I gave it to him. He checked the airspace, dove, cut the power, and pulled the nose up... up... up.. up, up, up, upupupup break. We finally hit stall speed. The nose fell. The nose is supposed to fall. Then you stomp the rudder opposite the direction that the nose breaks towards, add power, and point the nose down to pick up speed. This is how you recover from a stall. Simple. The nose pointed straight down. As you can imagine, the nose is not supposed to point straight down. The ground below us spun. The ground is really not supposed to spin. One of the major goals of teaching stalls is to educate how not to make this happen.

So, here I was, with precisely 3.5 hours worth of in-air experience, sitting in a tiny plane with doors that didn't even close right, while my instructor attempted to pull out of the tailspin he'd put us into. The engine whined and then cut off (later I learned that you are supposed to stop the propeller in a spin, but at the time it seemed fairly ominous). I experienced something that I had been introduced to (under happier circumstances) on earlier flights – freefall. A preflight checklist floated up from my lap and headed for the tail. In a brief moment of anthropomorphization, I sympathized. And after what must've been one of the most ironically serene twenty seconds of my life, he finally managed to correct his error and pulled us out, a few thousand feet or so down.

Breathe in.

Breathe out.

"So, you want to take her back up and try it again?"

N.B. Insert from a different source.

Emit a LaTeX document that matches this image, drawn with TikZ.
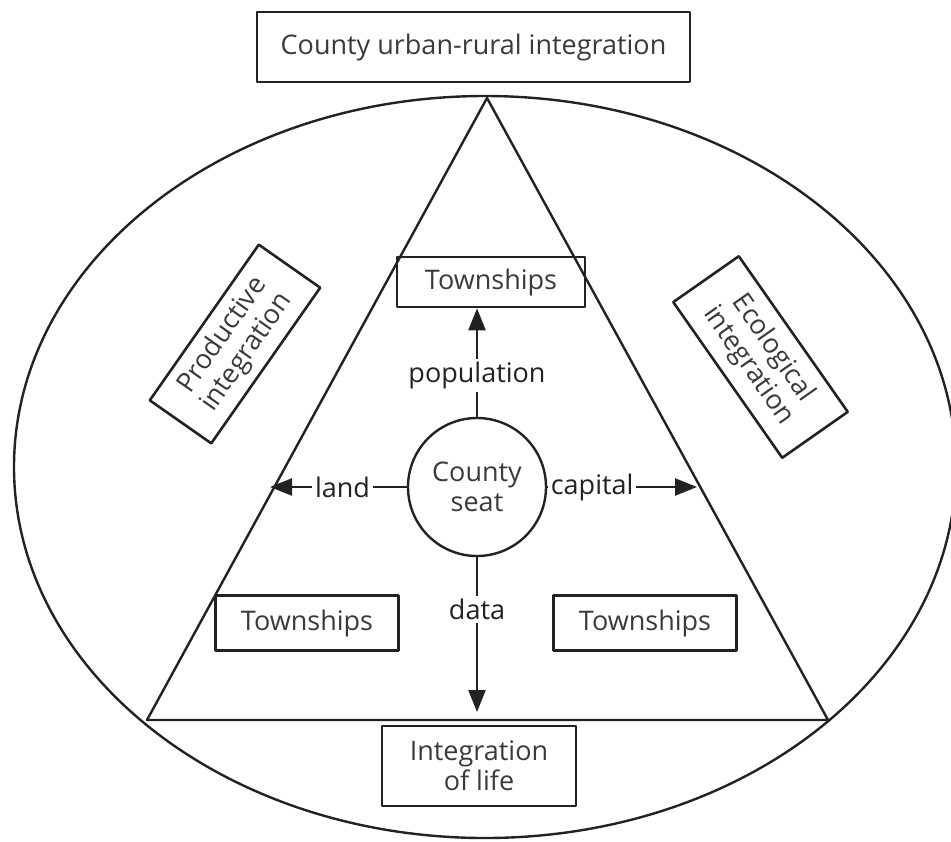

So we did something else, I can't remember what. I don't think I was in a paying attention mood, and at that point I was probably questioning the wisdom of even trying to emulate his approach to flying. After a mercifully short time, we landed, and he signed my logbook in a perfunctory but irritatingly chipper way. He skipped the debriefing I was supposed to get, but I didn't hold it against him.

"Quite an adventure we had today!"

And I refused to ever fly with him again. It wasn't the last time I was given the wrong lesson, but most of the other errors tended to be in the opposite direction – two years in, I'd get taken up to practice slow flight, which is about as boring and basic as it sounds, and every now and then someone new would take it upon themselves to teach me something like "proper use of flaps", which I usually dealt with by reciting the lesson before they got it out, but I took these things in stride.

So, after all this text, what's the message here? Simple. If you run into a pilot named John R. Daly somewhere, fucking hit him for me.